REQUIREMENTS = Each line below should be retyped exactly, with no pictures.

SOURCE DATA =
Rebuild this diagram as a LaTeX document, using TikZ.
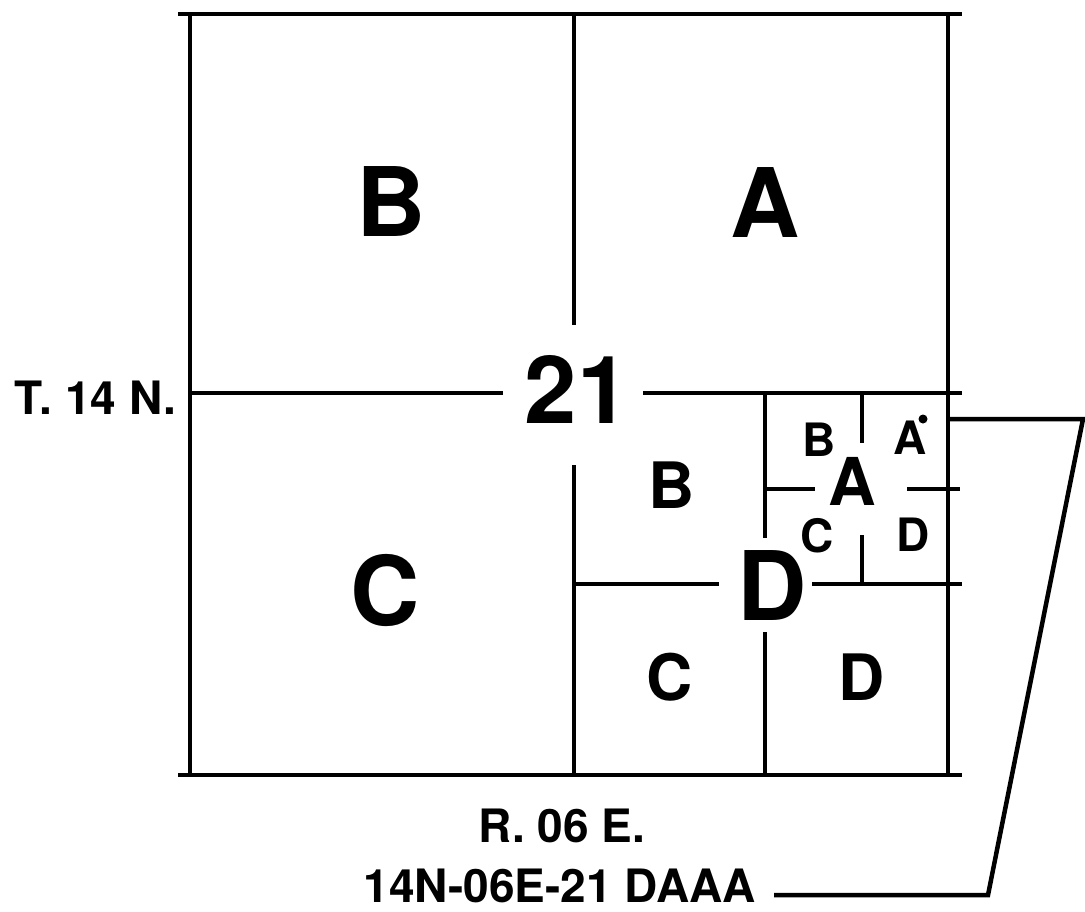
\documentclass[tikz,border=0pt]{standalone}
\usepackage{fontspec}
\setmainfont{TeX Gyre Heros}
\begin{document}
\begin{tikzpicture}[x=1pt,y=-1pt,
  grid/.style={line width=4.5pt,line cap=butt},
  lead/.style={line width=4.5pt,line join=miter},
  lbl/.style={inner sep=0pt,anchor=base,font=\bfseries},
  big/.style={lbl,font=\fontsize{96}{96}\selectfont\bfseries},
  mid/.style={lbl,font=\fontsize{64}{64}\selectfont\bfseries},
  sml/.style={lbl,font=\fontsize{46}{46}\selectfont\bfseries},
  caption/.style={inner sep=0pt,anchor=base,font=\fontsize{46}{46}\selectfont\bfseries}]
\useasboundingbox (0,0) rectangle (1085,911);
% section outline
\draw[grid] (178,14) -- (962,14);
\draw[grid] (178,775) -- (962,775);
\draw[grid] (190,14) -- (190,775);
\draw[grid] (948,14) -- (948,775);
% quarter lines
\draw[grid] (574,14) -- (574,325);
\draw[grid] (574,465) -- (574,775);
\draw[grid] (190,393) -- (503,393);
\draw[grid] (643,393) -- (962,393);
% quarter D lines
\draw[grid] (765,393) -- (765,538);
\draw[grid] (765,632) -- (765,775);
\draw[grid] (574,584) -- (719,584);
\draw[grid] (812,584) -- (962,584);
% quarter-quarter A lines
\draw[grid] (862,393) -- (862,443);
\draw[grid] (862,535) -- (862,584);
\draw[grid] (765,489) -- (815,489);
\draw[grid] (907,489) -- (960,489);
% labels
\node[big] (qB) at (391,236) {B};
\node[big] (qA) at (765,237) {A};
\node[big] (qC) at (385,625) {C};
\node[lbl,font=\fontsize{94}{94}\selectfont\bfseries] (sec) at (577,423) {21};
\node[mid] (dB) at (672,508) {B};
\node[lbl,font=\fontsize{96}{96}\selectfont\bfseries] (dD) at (772,620) {D};
\node[mid] (dC) at (670,700) {C};
\node[mid] (dDD) at (862,700) {D};
\node[lbl,font=\fontsize{66}{66}\selectfont\bfseries] (aA) at (852,505) {A};
\node[sml] (aB) at (819,456) {B};
\node[sml] (aAA) at (910,454) {A};
\node[sml] (aC) at (817,552) {C};
\node[sml] (aD) at (913,551) {D};
\fill (923,419) circle (4.5pt);
\node[caption,anchor=base east] (twp) at (176,414) {T. 14 N.};
\node[caption] (rng) at (562,842) {R. 06 E.};
\node[caption,anchor=base east] (loc) at (756,902) {14N-06E-21 DAAA};
% leader
\coordinate (ls) at (946,419);
\coordinate (lt) at (1083,419);
\coordinate (lb) at (988,895);
\draw[lead] (ls) -- (lt) -- (lb) -- ([xshift=18pt]loc.east |- lb);
\end{tikzpicture}
\end{document}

RESPONSE FOR THIS EXERCISE =
Rebuild this diagram as a LaTeX document, using TikZ.
\documentclass[tikz,border=0pt]{standalone}
\usepackage{fontspec}
\setmainfont{TeX Gyre Heros}
\begin{document}
\begin{tikzpicture}[x=1pt,y=-1pt,
  grid/.style={line width=4.5pt,line cap=butt},
  lead/.style={line width=4.5pt,line join=miter},
  lbl/.style={inner sep=0pt,anchor=base,font=\bfseries},
  big/.style={lbl,font=\fontsize{96}{96}\selectfont\bfseries},
  mid/.style={lbl,font=\fontsize{64}{64}\selectfont\bfseries},
  sml/.style={lbl,font=\fontsize{46}{46}\selectfont\bfseries},
  caption/.style={inner sep=0pt,anchor=base,font=\fontsize{46}{46}\selectfont\bfseries}]
\useasboundingbox (0,0) rectangle (1085,911);
% section outline
\draw[grid] (178,14) -- (962,14);
\draw[grid] (178,775) -- (962,775);
\draw[grid] (190,14) -- (190,775);
\draw[grid] (948,14) -- (948,775);
% quarter lines
\draw[grid] (574,14) -- (574,325);
\draw[grid] (574,465) -- (574,775);
\draw[grid] (190,393) -- (503,393);
\draw[grid] (643,393) -- (962,393);
% quarter D lines
\draw[grid] (765,393) -- (765,538);
\draw[grid] (765,632) -- (765,775);
\draw[grid] (574,584) -- (719,584);
\draw[grid] (812,584) -- (962,584);
% quarter-quarter A lines
\draw[grid] (862,393) -- (862,443);
\draw[grid] (862,535) -- (862,584);
\draw[grid] (765,489) -- (815,489);
\draw[grid] (907,489) -- (960,489);
% labels
\node[big] (qB) at (391,236) {B};
\node[big] (qA) at (765,237) {A};
\node[big] (qC) at (385,625) {C};
\node[lbl,font=\fontsize{94}{94}\selectfont\bfseries] (sec) at (577,423) {21};
\node[mid] (dB) at (672,508) {B};
\node[lbl,font=\fontsize{96}{96}\selectfont\bfseries] (dD) at (772,620) {D};
\node[mid] (dC) at (670,700) {C};
\node[mid] (dDD) at (862,700) {D};
\node[lbl,font=\fontsize{66}{66}\selectfont\bfseries] (aA) at (852,505) {A};
\node[sml] (aB) at (819,456) {B};
\node[sml] (aAA) at (910,454) {A};
\node[sml] (aC) at (817,552) {C};
\node[sml] (aD) at (913,551) {D};
\fill (923,419) circle (4.5pt);
\node[caption,anchor=base east] (twp) at (176,414) {T. 14 N.};
\node[caption] (rng) at (562,842) {R. 06 E.};
\node[caption,anchor=base east] (loc) at (756,902) {14N-06E-21 DAAA};
% leader
\coordinate (ls) at (946,419);
\coordinate (lt) at (1083,419);
\coordinate (lb) at (988,895);
\draw[lead] (ls) -- (lt) -- (lb) -- ([xshift=18pt]loc.east |- lb);
\end{tikzpicture}
\end{document}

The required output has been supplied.